For some weeks, keen observers of the Scottish media scene will have been digesting the news that newspaper publishers, DC Thomson, Johnston Press and Newsquest are planning to bid for the right – and the public cash that will go with it – to run a television news pilot in Scotland, planned for next year – and extensively reported by allmediascotland, which today takes a peek at the media stories making it into the press….
Elsewhere on the site, allmediascotland blogger, Professor Brian McNair, explicitly asks what everyone has probably been thinking: How? Not how in practical, TV-making terms (though that is a consideration), but how as in How easily can the publishers set aside their rivalries?
That they are rivals is neatly illustrated in their respective takes on Johnston Press's interim financial results, issued yesterday morning.
Johnston Press publishes The Scotsman, whose business correspondent, Erikka Askeland, goes for the perfectly sound angle (indeed, the one allmediascotland goes for) that the prospects for advertising revenue have improved (page 1 of the paper's business supplement).
Not quite for The Herald, published by Newsquest. Its page 31 report of the results – by Simon Bain (who pitches in elsewhere in the paper with a front page exclusive about the possible financial salvation of Rangers football club) – reports that Johnston Press paid its banks a staggering £15 million simply to refinance its debt, and that it is paying off its borrowing at 10 per cent, when not so long ago it was five per cent. The debt, adds The Herald, stands at £424 million.
Elsewhere, there are reports of BBC 2's Christmas scheduling (The Herald going for Jerry Hall appearing in a drama based on the Martin Amis novel, Money – page 5, The Scotsman opts for the return of cook, Delia Smith, to the Xmas TV roster after an absence of almost 20 years – page 3).

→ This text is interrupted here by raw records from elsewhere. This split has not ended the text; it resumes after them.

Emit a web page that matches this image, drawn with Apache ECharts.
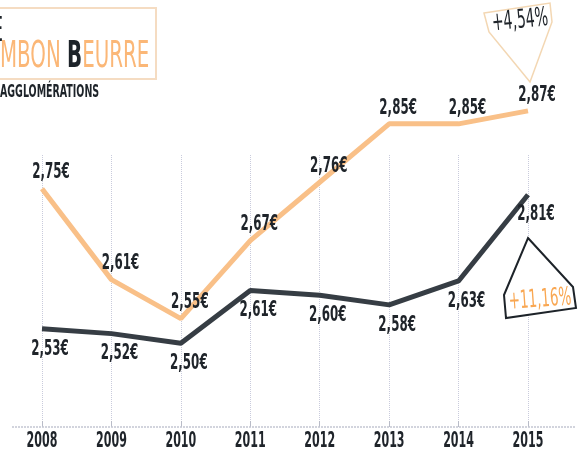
<!DOCTYPE html>
<html>
<head>
<meta charset="utf-8">
<script src="https://cdn.jsdelivr.net/npm/echarts@6/dist/echarts.min.js"></script>
<style>
  html, body { margin: 0; padding: 0; background: #fff; }
  #chart { width: 587px; height: 453px; }
</style>
</head>
<body>
<div id="chart"></div>
<script>
// données
const years = ['2008', '2009', '2010', '2011', '2012', '2013', '2014', '2015'];
const prixOrange = [2.75, 2.61, 2.55, 2.67, 2.76, 2.85, 2.85, 2.87];
const prixNoir = [2.53, 2.52, 2.50, 2.61, 2.60, 2.58, 2.63, 2.81];
const hausseOrange = '+4,54%';
const hausseNoir = '+11,16%';

const orange = '#f9c088';
const noir = '#363d44';
const encre = '#1f242a';
const cond = "'DejaVu Sans Condensed', 'DejaVu Sans', sans-serif";

function euro(v) {
  return v.toFixed(2).replace('.', ',') + '€';
}

// étiquettes de prix, tassées horizontalement comme la police d'origine
function labelSeries(data, axis, dx, dy) {
  return {
    type: 'custom',
    yAxisIndex: axis,
    clip: false,
    silent: true,
    z: 10,
    data: data.map((v, i) => [i, v]),
    renderItem: function (params, api) {
      let pt = api.coord([api.value(0), api.value(1)]);
      return {
        type: 'text',
        x: pt[0] + dx,
        y: pt[1] + dy,
        scaleX: 0.6,
        style: {
          text: euro(api.value(1)),
          fill: encre,
          font: 'bold 22px ' + cond,
          align: 'center',
          verticalAlign: 'middle'
        }
      };
    }
  };
}

let chart = echarts.init(document.getElementById('chart'));
let option = {
  backgroundColor: '#fff',
  animation: false,
  grid: { left: 42, right: 59, top: 155, bottom: 26 },
  xAxis: {
    type: 'category',
    boundaryGap: false,
    data: years,
    axisLine: { show: false },
    axisTick: { show: true, inside: true, length: 6, lineStyle: { color: '#b9bcc8' } },
    splitLine: { show: true, lineStyle: { color: '#c9cbdc', type: 'dotted', width: 1 } },
    axisLabel: { show: false }
  },
  // deux échelles cachées, comme sur l'original
  yAxis: [
    { type: 'value', show: false, min: 2.383, max: 2.802, splitLine: { show: false } },
    { type: 'value', show: false, min: 2.325, max: 2.893, splitLine: { show: false } }
  ],
  series: [
    {
      type: 'line',
      yAxisIndex: 0,
      data: prixOrange,
      clip: false,
      symbol: 'none',
      lineStyle: { color: orange, width: 5 },
      z: 3
    },
    {
      type: 'line',
      yAxisIndex: 1,
      data: prixNoir,
      clip: false,
      symbol: 'none',
      lineStyle: { color: noir, width: 5 },
      z: 4
    },
    labelSeries(prixOrange, 0, 9, -16),
    labelSeries(prixNoir, 1, 8, 20),
    // années sous l'axe
    {
      type: 'custom',
      clip: false,
      silent: true,
      data: years.map((y, i) => [i, 0]),
      renderItem: function (params, api) {
        let x = api.coord([api.value(0), 2.5])[0];
        return {
          type: 'text',
          x: x,
          y: params.coordSys.y + params.coordSys.height + 14,
          scaleX: 0.56,
          style: {
            text: years[api.value(0)],
            fill: encre,
            font: 'bold 22px ' + cond,
            align: 'center',
            verticalAlign: 'middle'
          }
        };
      }
    }
  ],
  graphic: [
    // ligne de base
    { type: 'line', shape: { x1: 12, y1: 427, x2: 575, y2: 427 },
      style: { stroke: '#c4c6d2', lineWidth: 1.5, lineDash: [2, 1] }, z: 1 },
    // cadre du titre
    { type: 'rect', shape: { x: -6, y: 8, width: 162, height: 71 },
      style: { fill: 'none', stroke: '#f5dcc2', lineWidth: 2 }, z: 5 },
    { type: 'text', x: 3, y: 15, scaleX: 0.6,
      style: { text: 'E', fill: '#1d2329', font: '34px ' + cond, align: 'right' }, z: 6 },
    { type: 'text', x: 0, y: 38, scaleX: 0.58,
      style: {
        text: '{o|MBON }{n|B}{o|EURRE}',
        font: '38px ' + cond,
        rich: {
          o: { fill: '#fbb777', font: '38px ' + cond },
          n: { fill: '#1d2329', font: 'bold 38px ' + cond }
        }
      }, z: 6 },
    { type: 'text', x: 0, y: 84, scaleX: 0.62,
      style: { text: 'AGGLOMÉRATIONS', fill: '#1d2329', font: 'bold 17px ' + cond }, z: 6 },
    // badge orange
    { type: 'polygon', shape: { points: [[484, 13], [550, 3], [552, 22], [530, 82], [489, 32]] },
      style: { fill: '#fff', stroke: '#f3d7b3', lineWidth: 1.5 }, z: 5 },
    { type: 'text', x: 520, y: 21, rotation: 0.1, scaleX: 0.6,
      style: { text: hausseOrange, fill: encre, font: '26px ' + cond, align: 'center', verticalAlign: 'middle' }, z: 6 },
    // badge noir
    { type: 'polygon', shape: { points: [[528, 238], [573, 287], [576, 308], [506, 318], [504, 295]] },
      style: { fill: '#fff', stroke: '#1d2329', lineWidth: 2 }, z: 5 },
    { type: 'text', x: 540, y: 300, rotation: 0.07, scaleX: 0.6,
      style: { text: hausseNoir, fill: '#f9a752', font: '25px ' + cond, align: 'center', verticalAlign: 'middle' }, z: 6 }
  ]
};
chart.setOption(option);
</script>
</body>
</html>
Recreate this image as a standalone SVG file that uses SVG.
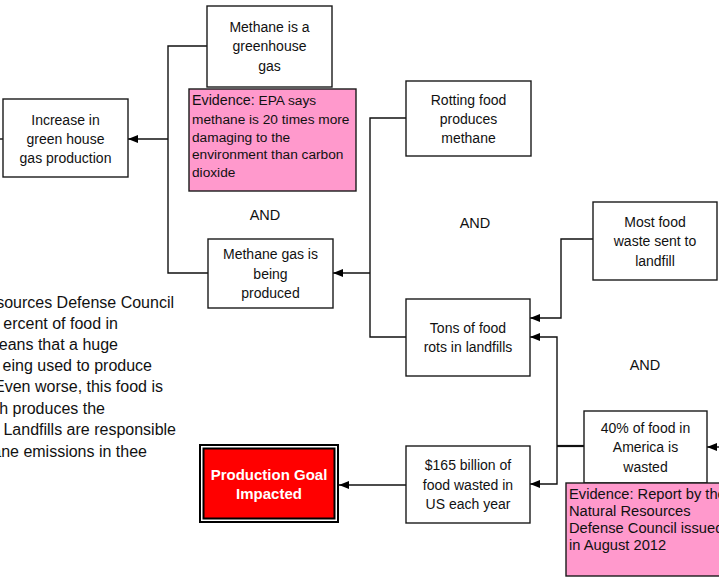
<svg xmlns="http://www.w3.org/2000/svg" width="719" height="577" viewBox="0 0 719 577">
<style>
.box{fill:#fff;stroke:#1a1a1a;stroke-width:1.4}
.ev{fill:#ff99cc;stroke:#1a1a1a;stroke-width:1.4}
.t{font-family:"Liberation Sans",Arial,sans-serif;font-size:14px;fill:#111;text-anchor:middle}
.evt{font-family:"Liberation Sans",Arial,sans-serif;font-size:13.7px;fill:#111}
.ev2t{font-family:"Liberation Sans",Arial,sans-serif;font-size:14.7px;fill:#111}
.p{font-family:"Liberation Sans",Arial,sans-serif;font-size:16px;fill:#111;text-anchor:end}
.and{font-family:"Liberation Sans",Arial,sans-serif;font-size:14.5px;fill:#111;text-anchor:middle}
.c{fill:none;stroke:#111;stroke-width:1.4}
</style>
<defs>
<marker id="ah" markerWidth="10" markerHeight="8" refX="10" refY="4" orient="auto" markerUnits="userSpaceOnUse">
<path d="M0,0 L10,4 L0,8 Z" fill="#000"/>
</marker>
</defs>

<g id="connectors">
<path class="c" d="M0,139 H3"/>
<path class="c" d="M168,139 H128" marker-end="url(#ah)"/>
<path class="c" d="M207,46 H168 V273 H208"/>
<path class="c" d="M406,118 H370 V337 H406"/>
<path class="c" d="M370,273 H333" marker-end="url(#ah)"/>
<path class="c" d="M593,239 H561 V318 H530" marker-end="url(#ah)"/>
<path class="c" d="M557,446 V337 H530" marker-end="url(#ah)"/>
<path class="c" d="M584,446 H557" style="stroke-width:2.2"/>
<path class="c" d="M557,446 V484 H530" marker-end="url(#ah)"/>
<path class="c" d="M406,485 H339" marker-end="url(#ah)"/>
<path class="c" d="M719,447 H707" marker-end="url(#ah)"/>
</g>

<g id="n_increase">
<rect class="box" x="3" y="99" width="125" height="78"/>
<text class="t" x="65.5" y="125">Increase in</text>
<text class="t" x="65.5" y="144">green house</text>
<text class="t" x="65.5" y="163">gas production</text>
</g>

<g id="n_methane_ghg">
<rect class="box" x="207" y="6" width="125" height="81"/>
<text class="t" x="269.5" y="32">Methane is a</text>
<text class="t" x="269.5" y="51">greenhouse</text>
<text class="t" x="269.5" y="71">gas</text>
</g>

<g id="ev_epa">
<rect class="ev" x="189" y="89" width="167" height="102"/>
<text class="evt" x="192" y="105"><tspan font-size="14.3">Evidence:</tspan> EPA says</text>
<text class="evt" x="192" y="124">methane is 20 times more</text>
<text class="evt" x="192" y="142">damaging to the</text>
<text class="evt" x="192" y="159">environment than carbon</text>
<text class="evt" x="192" y="177">dioxide</text>
</g>

<g id="n_methane_prod">
<rect class="box" x="208" y="239" width="125" height="69"/>
<text class="t" x="270.5" y="259">Methane gas is</text>
<text class="t" x="270.5" y="279">being</text>
<text class="t" x="270.5" y="298">produced</text>
</g>

<g id="n_rotting">
<rect class="box" x="406" y="81" width="125" height="75"/>
<text class="t" x="468.5" y="105">Rotting food</text>
<text class="t" x="468.5" y="124">produces</text>
<text class="t" x="468.5" y="143">methane</text>
</g>

<g id="n_tons">
<rect class="box" x="406" y="299" width="124" height="77"/>
<text class="t" x="468" y="333">Tons of food</text>
<text class="t" x="468" y="352">rots in landfills</text>
</g>

<g id="n_most">
<rect class="box" x="593" y="202" width="124" height="78"/>
<text class="t" x="655" y="227">Most food</text>
<text class="t" x="655" y="246">waste sent to</text>
<text class="t" x="655" y="266">landfill</text>
</g>

<g id="n_40">
<rect class="box" x="584" y="411" width="123" height="72"/>
<text class="t" x="645.5" y="433">40% of food in</text>
<text class="t" x="645.5" y="452">America is</text>
<text class="t" x="645.5" y="472">wasted</text>
</g>

<g id="ev_nrdc">
<rect class="ev" x="566" y="483" width="160" height="93"/>
<text class="ev2t" x="569" y="499">Evidence: Report by the</text>
<text class="ev2t" x="569" y="516">Natural Resources</text>
<text class="ev2t" x="569" y="533">Defense Council issued</text>
<text class="ev2t" x="569" y="550">in August 2012</text>
</g>

<g id="n_165">
<rect class="box" x="406" y="446" width="124" height="77"/>
<text class="t" x="468" y="470">$165 billion of</text>
<text class="t" x="468" y="490">food wasted in</text>
<text class="t" x="468" y="509">US each year</text>
</g>

<g id="n_goal">
<rect x="200" y="445" width="138" height="77" fill="#fff" stroke="#000" stroke-width="2"/>
<rect x="203.5" y="448.5" width="131" height="70" fill="#ff0000" stroke="#000" stroke-width="2"/>
<text x="269" y="480" font-family="'Liberation Sans',Arial,sans-serif" font-size="15" font-weight="bold" fill="#fff" text-anchor="middle">Production Goal</text>
<text x="269" y="499" font-family="'Liberation Sans',Arial,sans-serif" font-size="15" font-weight="bold" fill="#fff" text-anchor="middle">Impacted</text>
</g>

<g id="and_labels">
<text class="and" x="265" y="220">AND</text>
<text class="and" x="475" y="228">AND</text>
<text class="and" x="645" y="370">AND</text>
</g>

<g id="paragraph">
<text class="p" x="174" y="308">sources Defense Council</text>
<text class="p" x="118" y="329">ercent of food in</text>
<text class="p" x="118" y="350">eans that a huge</text>
<text class="p" x="152" y="371">eing used to produce</text>
<text class="p" x="163" y="392">Even worse, this food is</text>
<text class="p" x="105" y="414">h produces the</text>
<text class="p" x="176" y="435">Landfills are responsible</text>
<text class="p" x="147" y="457">ane emissions in thee</text>
</g>
</svg>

There's widespread teeing up of a sketch for the BBC charity event, Children in Need, that will star actors, Ken Stott and Alex Norton, respectively fictional detectives in STV dramas, Rebus and Taggart (page 3 of the Scottish Sun's TVbiz supplement, page 31 of the Daily Record, page 24 of The Scotsman, page 7 of the Scottish Daily Express, etc).
Talking of STV, the Scottish Daily Mail (page 13) reports 'anger' that the Glasgow-based broadcaster is showing documentaries all this week about the greatest Scots while ITV viewers elsewhere in the UK are getting to watch a new drama, Collision. On the same page, it picks up yesterday's Herald exclusive, that the top ten salaries at BBC Scotland add up to over a million pounds.
The Scottish Sun's columnist, John Smeaton, describes Greatest Scot as “some mince” and 'car crash” TV. The Scottish Daily Express's Hickey columnist says Collision versus Greatest Scot reminds him of when – very much tongue-in-cheek – he was STV Controller during the 1960s and he opted for a programme about vegetables in preference to the cop drama series, Z Cars.
Other media news:
* Warning, radio presenters! Never presume your microphone is switched off, BBC Radio Scotland guest presenter, Aggie MacKenzie, did and was caught, on air, saying something rude (Scottish Sun, page 3).
* Arts broadcaster, Melvyn Bragg, is to rejoin BBC2 – after 30 years away – as his ITV series, the South Bank Show, nears the end of its extensive run – The Herald, page 8. The Times. page 17.